Real Estate Economics
Elena Rossi
| 28-04-2026
· News team
Hello, Lykkers! Why do some properties steadily increase in value while others remain stagnant? Property appreciation isn’t random—it’s shaped by economic forces that influence how real estate markets behave over time. Understanding these forces can help you make smarter financial decisions, whether you’re buying a home or investing for the future.

What Is Property Appreciation?

Property appreciation refers to the increase in a property’s value over time. This growth can happen gradually over years or more rapidly in high-demand areas. It’s one of the main reasons real estate is considered a reliable long-term investment.
Unlike short-term market fluctuations, appreciation typically reflects broader economic trends such as population growth, urban development, and rising incomes.

The Core Driver: Supply and Demand

At the center of property appreciation is the basic economic principle of supply and demand.
When more people want to buy homes than there are homes available, prices rise. This is especially common in cities where population growth outpaces housing development. Limited land availability and strict building regulations can further restrict supply, increasing competition among buyers.
Over time, this imbalance creates upward pressure on property values, leading to consistent appreciation.

Why Location Matters So Much

Location plays a critical role in determining how much a property appreciates.
Homes in areas with strong job markets, good schools, reliable transportation, and access to amenities tend to grow in value faster. These factors attract more buyers, increasing demand and pushing prices upward.
For example, a property located near business districts or transport hubs is often more desirable, making it more likely to appreciate over time compared to one in a less connected area.
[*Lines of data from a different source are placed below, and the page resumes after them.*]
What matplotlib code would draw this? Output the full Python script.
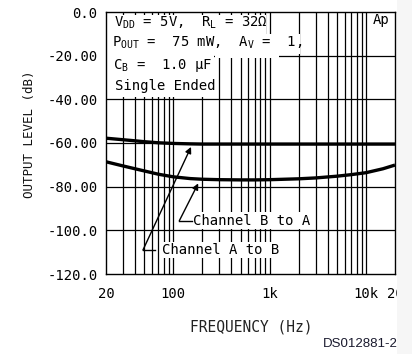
import matplotlib
matplotlib.use("Agg")
import matplotlib.pyplot as plt
from matplotlib.patches import Rectangle

# ---- data ----
freq_hz = [20, 30, 40, 50, 70, 100, 150, 200, 300, 500, 700, 1000,
           2000, 3000, 5000, 7000, 10000, 15000, 20000]
ch_a_to_b_db = [-57.8, -58.5, -59.0, -59.4, -59.9, -60.2, -60.4, -60.5, -60.5,
                -60.5, -60.5, -60.5, -60.5, -60.5, -60.5, -60.5, -60.5, -60.5, -60.5]
ch_b_to_a_db = [-68.6, -70.5, -71.8, -72.8, -74.3, -75.5, -76.3, -76.6, -76.8,
                -76.9, -76.9, -76.8, -76.4, -76.0, -75.2, -74.5, -73.6, -71.8, -70.1]
y_ticks = [0, -20, -40, -60, -80, -100, -120]
y_tick_labels = ["0.0", "-20.00", "-40.00", "-60.00", "-80.00", "-100.0", "-120.0"]
x_ticks = [20, 100, 1000, 10000, 20000]
x_tick_labels = ["20", "100", "1k", "10k", "20"]

MONO = "DejaVu Sans Mono"
plt.rcParams["font.family"] = [MONO, "DejaVu Sans"]
plt.rcParams["mathtext.fontset"] = "custom"
plt.rcParams["mathtext.rm"] = MONO
plt.rcParams["mathtext.it"] = MONO + ":italic"

W, H = 412, 354
fig = plt.figure(figsize=(W / 100, H / 100), dpi=100)
L, R, T, B = 106, 395, 12, 274
ax = fig.add_axes([L / W, (H - B) / H, (R - L) / W, (B - T) / H])

ax.set_xscale("log")
ax.set_xlim(20, 20000)
ax.set_ylim(-120, 0)

# grid
minor = [m * 10 ** e for e in range(1, 5) for m in range(2, 10)]
minor = [v for v in minor if 20 < v < 20000]
for v in minor + [100, 1000, 10000]:
    ax.axvline(v, color="black", lw=0.9, zorder=1)
for v in y_ticks[1:-1]:
    ax.axhline(v, color="black", lw=0.9, zorder=1)

ax.plot(freq_hz, ch_a_to_b_db, color="black", lw=2.4, zorder=3, solid_capstyle="butt")
ax.plot(freq_hz, ch_b_to_a_db, color="black", lw=2.4, zorder=3, solid_capstyle="butt")

for s in ax.spines.values():
    s.set_color("black")
    s.set_linewidth(1.0)
    s.set_zorder(5)

ax.set_yticks(y_ticks)
ax.set_yticklabels(y_tick_labels)
ax.set_xticks(x_ticks)
ax.set_xticklabels(x_tick_labels)
ax.xaxis.set_minor_locator(matplotlib.ticker.NullLocator())
ax.tick_params(axis="y", length=0, pad=6, labelsize=10)
ax.tick_params(axis="x", length=0, pad=9, labelsize=10)

# white boxes behind the condition text (axes fraction coords from pixel geometry)
def px_box(x0, y0, x1, y1):
    ax.add_patch(Rectangle(((x0 - L) / (R - L), (B - y1) / (B - T)),
                           (x1 - x0) / (R - L), (y1 - y0) / (B - T),
                           transform=ax.transAxes, facecolor="white",
                           edgecolor="none", zorder=2))

px_box(107, 15, 266, 34)
px_box(107, 34, 300, 54)
px_box(215, 54, 279, 58)
px_box(107, 54, 214, 97)

def px_text(x, y, s, **kw):
    ax.text((x - L) / (R - L), (B - y) / (B - T), s, transform=ax.transAxes,
            ha="left", va="center", fontsize=10, zorder=6, **kw)

px_text(114, 23, r"V$_{\rm DD}$ = 5V,  R$_{\rm L}$ = 32Ω")
px_text(112, 43, r"P$_{\rm OUT}$ =  75 mW,  A$_{\rm V}$ =  1,")
px_text(113, 65, r"C$_{\rm B}$ =  1.0 μF")
px_text(115, 86, "Single Ended")
px_text(373, 20, "Ap")

# curve labels with leaders
bbox = dict(facecolor="white", edgecolor="none", pad=1.0)
ax.text(76, -109, "Channel A to B", ha="left", va="center", fontsize=10,
        bbox=bbox, zorder=6)
ax.text(160, -95.6, "Channel B to A", ha="left", va="center", fontsize=10,
        bbox=bbox, zorder=6)
ax.plot([64.5, 48.4], [-109, -109], color="black", lw=1.0, zorder=6)
ax.plot([155, 115.4], [-95.6, -95.6], color="black", lw=1.0, zorder=6)
ax.annotate("", xy=(152.7, -61.8), xytext=(48.4, -109),
            arrowprops=dict(arrowstyle="-|>", color="black", lw=1.0,
                            mutation_scale=9, shrinkA=0, shrinkB=0), zorder=6)
ax.annotate("", xy=(181.3, -78.5), xytext=(115.4, -95.6),
            arrowprops=dict(arrowstyle="-|>", color="black", lw=1.0,
                            mutation_scale=9, shrinkA=0, shrinkB=0), zorder=6)

# axis titles
fig.text(30 / W, 1 - 134 / H, "OUTPUT LEVEL (dB)", rotation=90,
         ha="center", va="center", fontsize=9, color="#111111")
fig.text(251 / W, 1 - 327 / H, "FREQUENCY (Hz)", ha="center", va="center",
         fontsize=10.5, color="#222222")
fig.text(323 / W, 1 - 344 / H, "DS012881-2", ha="left", va="center",
         fontsize=9.5, family="Liberation Sans", color="#1a1a2e")

# cropped right edge strip
fig.patches.append(Rectangle((397 / W, 0), (W - 397) / W, 1, transform=fig.transFigure,
                             facecolor="#f6f6f6", edgecolor="none", zorder=20))

fig.savefig("out.png", dpi=100, facecolor="white")
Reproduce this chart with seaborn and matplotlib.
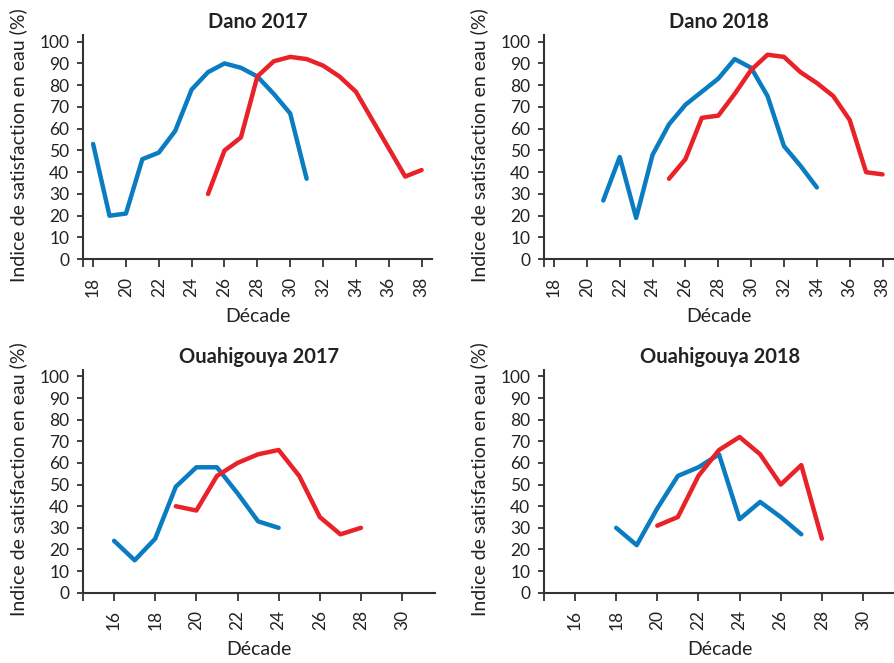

The Influence of Economic Growth

Property values are closely tied to the health of the economy.
When an economy grows, employment rates rise and incomes increase. This gives more people the ability to purchase homes, boosting demand. At the same time, businesses expand and infrastructure improves, making certain areas more attractive.
However, during economic downturns, demand may weaken, slowing appreciation or even causing temporary declines in property values. This is why real estate markets often move in cycles.

Expert Insight on Long-Term Value

According to Robert Shiller, Nobel Prize-winning economist known for his research on asset prices, long-term property appreciation tends to be moderate and closely linked to economic fundamentals such as income growth and inflation. His work highlights that while real estate can build wealth over time, expectations of rapid or guaranteed gains are often unrealistic.
This perspective is important because it encourages investors to focus on steady, long-term growth rather than short-term speculation.

Natural vs Forced Appreciation

There are two main ways property value increases.
Natural appreciation happens due to external factors such as market demand, economic growth, and inflation. This type of growth requires little effort from the property owner.
Forced appreciation, on the other hand, results from deliberate improvements. Renovations, upgrades, and better property management can increase a property’s value more quickly by making it more attractive to buyers or tenants.
Both forms play a role in building real estate wealth.

The Role of Interest Rates and Inflation

Interest rates and inflation are key economic factors that influence property appreciation.
Lower interest rates make mortgages more affordable, allowing more buyers to enter the market. This increased demand can drive prices higher. Conversely, higher interest rates may slow demand and limit price growth.
Inflation also contributes by increasing the cost of construction materials and land. As it becomes more expensive to build new properties, existing ones often become more valuable.

Final Thoughts

Property appreciation is driven by a combination of economic forces, not chance. Supply and demand, location, economic growth, and financial conditions all work together to shape how property values change over time.
For Lykkers, the takeaway is clear: understanding these factors allows you to approach real estate with a more informed and realistic perspective. Rather than relying on luck, you can make decisions based on how the market truly works.
In the end, property appreciation is less about quick gains and more about steady, long-term growth built on strong economic foundations.